Scott McLean, a spokesperson for the California Department of Forestry and Fire Protection (Cal Fire), explained that the precipitation spurred fast-growing grasses and shrubs. The searing, record-setting heat that followed this year dried out plants, leaving many parts of the West coated in tinder.
In California, fires have already burned more land and Cal Fire has initiated 200 more fire responses now than it did at the same point last year.
The NIFC reports that Utah, Nevada, Idaho, Oregon, Washington, and California all face “above normal” fire risks throughout much of their territories, as this map shows:
There are still drought conditions in Colorado, Utah, and Arizona that will likely persist even after seasonal rains, and lightning from the storms threatens to ignite new wildfires. Fire risks are lower in northern Montana and Washington state due to a wet spring.
As with last year, the fire potential will increase in the early fall along coastal Oregon and California as fast-moving seasonal winds pick up.

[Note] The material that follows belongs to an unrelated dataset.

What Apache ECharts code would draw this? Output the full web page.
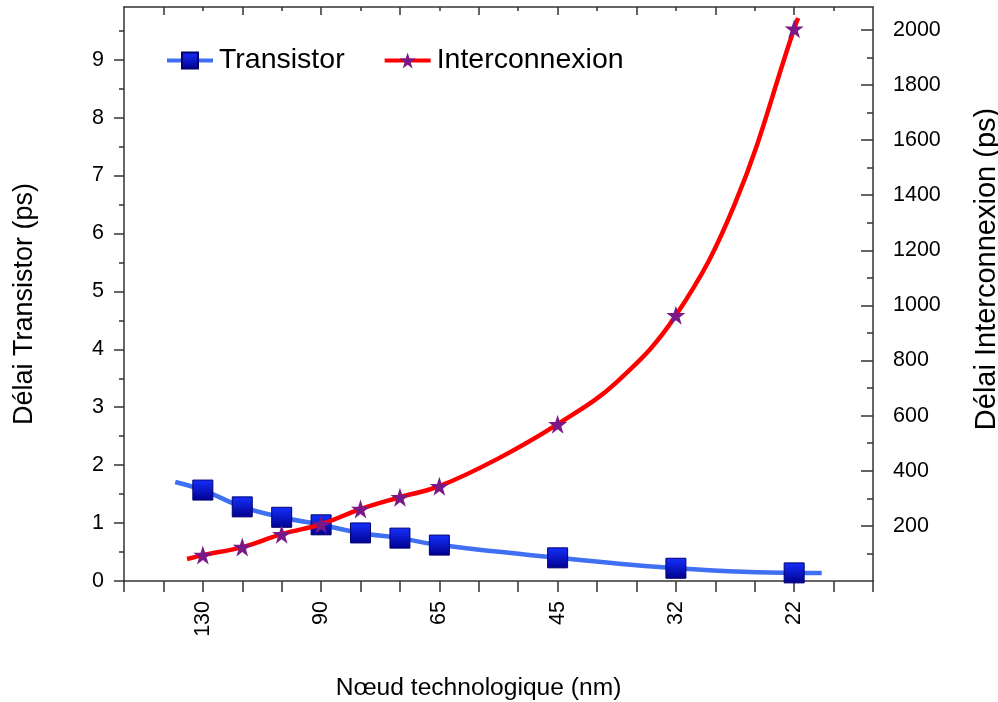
<!DOCTYPE html>
<html>
<head>
<meta charset="utf-8">
<script src="https://cdn.jsdelivr.net/npm/echarts@6/dist/echarts.min.js"></script>
<style>
html,body{margin:0;padding:0;background:#fff;}
#c{width:998px;height:702px;}
</style>
</head>
<body>
<div id="c"></div>
<script>
// Technology nodes (nm) and their position along the x axis
const nodeLabels = ['130', '90', '65', '45', '32', '22'];
const nodePositions = [0, 3, 6, 9, 12, 15];

// Positions of the measured points
const pointX = [0, 1, 2, 3, 4, 5, 6, 9, 12, 15];
// Transistor delay (ps), left axis
const transistorDelay = [1.57, 1.28, 1.10, 0.97, 0.83, 0.74, 0.62, 0.40, 0.22, 0.14];
// Interconnect delay (ps), right axis
const interconnectDelay = [94, 123, 170, 206, 261, 304, 344, 569, 964, 2004];

// Fitted curve extensions / extra points
const transistorCurveStart = [-0.7, 1.71];
const transistorCurveEnd = [15.7, 0.14];
const interconnectCurveStart = [-0.4, 80];
const interconnectCurveMid = [[7.5, 445], [10.5, 722], [13.5, 1370]];
const interconnectCurveEnd = [15.1, 2043];

const FONT = 'Liberation Sans, Arial, sans-serif';
const AX = '#333';

function range(a, b, s) { const r = []; for (let v = a; v <= b + 1e-9; v += s) r.push(+v.toFixed(4)); return r; }

const starPath = 'path://M50,0 L61.8,35.4 L99,35.4 L68.9,57.3 L80.3,92.7 L50,70.8 L19.7,92.7 L31.1,57.3 L1,35.4 L38.2,35.4 Z';

const tData = [{value: transistorCurveStart, symbol: 'none'}];
pointX.forEach((x, i) => tData.push([x, transistorDelay[i]]));
tData.push({value: transistorCurveEnd, symbol: 'none'});

const iPts = pointX.map((x, i) => [x, interconnectDelay[i]]);
interconnectCurveMid.forEach(p => iPts.push({value: p, symbol: 'none'}));
iPts.sort((a, b) => (a.value || a)[0] - (b.value || b)[0]);
const iData = [{value: interconnectCurveStart, symbol: 'none'}].concat(iPts, [{value: interconnectCurveEnd, symbol: 'none'}]);

const XMIN = -2, XMAX = 17, LMAX = 9.91, RMAX = 2083;
const line = {show: true, onZero: false, lineStyle: {color: AX, width: 1.5}};
const noLine = {show: false, onZero: false};

const chart = echarts.init(document.getElementById('c'), null, {renderer: 'canvas'});
chart.setOption({
  animation: false,
  backgroundColor: '#fff',
  grid: {left: 124, right: 125, top: 7, bottom: 121, containLabel: false, outerBoundsMode: 'none'},
  legend: {
    left: 160, top: 41,
    itemWidth: 46, itemHeight: 20, itemGap: 38,
    lineStyle: {width: 4},
    textStyle: {fontFamily: FONT, fontSize: 28.5, color: '#000', padding: [0, 0, 0, 1]},
    data: ['Transistor', 'Interconnexion']
  },
  xAxis: [
    {
      type: 'value', position: 'bottom', min: XMIN, max: XMAX, interval: 1,
      axisLine: line,
      axisTick: {show: true, inside: false, length: 11, lineStyle: {color: AX, width: 1.5}, customValues: range(XMIN, XMAX, 1)},
      axisLabel: {
        customValues: nodePositions, rotate: 90, margin: 20,
        fontFamily: FONT, fontSize: 21.5, color: '#000',
        formatter: v => { const k = nodePositions.indexOf(Math.round(v)); return k >= 0 ? nodeLabels[k] : ''; }
      },
      splitLine: {show: false},
      name: 'Nœud technologique (nm)', nameLocation: 'middle', nameGap: 95,
      nameTextStyle: {fontFamily: FONT, fontSize: 24.6, color: '#000', padding: [0, 40, 0, 0]}
    },
    {
      type: 'value', position: 'top', min: XMIN, max: XMAX, interval: 1,
      axisLine: line,
      axisTick: {show: true, inside: true, length: 8, lineStyle: {color: AX, width: 1.5}, customValues: range(-1, 15, 2)},
      axisLabel: {show: false}, splitLine: {show: false}
    },
    {
      type: 'value', position: 'top', min: XMIN, max: XMAX, interval: 1,
      axisLine: noLine,
      axisTick: {show: true, inside: true, length: 4, lineStyle: {color: AX, width: 1.5}, customValues: range(0, 16, 2)},
      axisLabel: {show: false}, splitLine: {show: false}
    }
  ],
  yAxis: [
    {
      type: 'value', position: 'left', min: 0, max: LMAX, interval: 1,
      axisLine: line,
      axisTick: {show: true, inside: false, length: 10, lineStyle: {color: AX, width: 1.5}, customValues: range(0, 9, 1)},
      axisLabel: {customValues: range(0, 9, 1), margin: 20, fontFamily: FONT, fontSize: 21.5, color: '#000'},
      splitLine: {show: false},
      name: 'Délai Transistor (ps)', nameLocation: 'middle', nameGap: 86, nameRotate: 90,
      nameTextStyle: {fontFamily: FONT, fontSize: 27, color: '#000', padding: [0, 20, 0, 0]}
    },
    {
      type: 'value', position: 'right', min: 0, max: RMAX, interval: 200,
      axisLine: line,
      axisTick: {show: true, inside: true, length: 12, lineStyle: {color: AX, width: 1.5}, customValues: range(200, 2000, 200)},
      axisLabel: {customValues: range(200, 2000, 200), margin: 20, fontFamily: FONT, fontSize: 21.5, color: '#000', formatter: v => String(v)},
      splitLine: {show: false},
      name: 'Délai Interconnexion (ps)', nameLocation: 'middle', nameGap: 99, nameRotate: 90,
      nameTextStyle: {fontFamily: FONT, fontSize: 29, color: '#000', padding: [0, 0, 0, 50]}
    },
    {
      type: 'value', position: 'left', min: 0, max: LMAX,
      axisLine: noLine,
      axisTick: {show: true, inside: false, length: 5, lineStyle: {color: AX, width: 1.5}, customValues: range(0.5, 9.5, 1)},
      axisLabel: {show: false}, splitLine: {show: false}
    },
    {
      type: 'value', position: 'right', min: 0, max: RMAX,
      axisLine: noLine,
      axisTick: {show: true, inside: true, length: 6, lineStyle: {color: AX, width: 1.5}, customValues: range(100, 1900, 200)},
      axisLabel: {show: false}, splitLine: {show: false}
    }
  ],
  series: [
    {
      name: 'Transistor', type: 'line', xAxisIndex: 0, yAxisIndex: 0,
      smooth: 0.4, symbol: 'rect', symbolSize: 20, showAllSymbol: true,
      lineStyle: {color: '#3f6ff2', width: 4.5},
      itemStyle: {
        color: new echarts.graphic.LinearGradient(0, 0, 0, 1, [{offset: 0, color: '#1530ff'}, {offset: 1, color: '#00008c'}]),
        borderColor: '#000070', borderWidth: 1
      },
      data: tData, z: 2
    },
    {
      name: 'Interconnexion', type: 'line', xAxisIndex: 0, yAxisIndex: 1,
      smooth: 0.4, symbol: starPath, symbolSize: 19, showAllSymbol: true,
      lineStyle: {color: '#ff0000', width: 4.5},
      itemStyle: {color: '#7a1887', borderColor: '#7a1887', borderWidth: 0},
      data: iData, z: 3
    }
  ]
});
</script>
</body>
</html>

Even as we get better at fighting wildfires, they’re becoming more costly and dangerous
Firefighters are trying to apply some of the lessons learned from last year’s blazes. Cal Fire says it has managed to contain the vast majority of fires in its jurisdiction to less than 10 acres. But with more development in fire-prone regions, it’s getting harder to balance the demands to protect property against the need for the land to burn.
Fire officials are working with communities to explain why controlled burns are a necessary step to prevent more dangerous fires, but it makes homeowners antsy. “When you put fire on the ground, people get a little concerned,” said Cal Fire’s McLean. “It’s still an education process.”
It would also help to have policies that discourage building in the highest-risk areas. That’s difficult when the population is growing in many parts of the West and some of the cheapest land for new housing is in those regions poised to burn.
So far, this year, it seems that many of the same mistakes that have put people at risk are being repeated. In California, some residents are rebuilding in the same fire zones where homes burned last year, spurred in part by insurance payouts.
Correction: An earlier version of this article said referred to the Substation Fire as being in Southern Oregon. The fire is in the northern part of the state.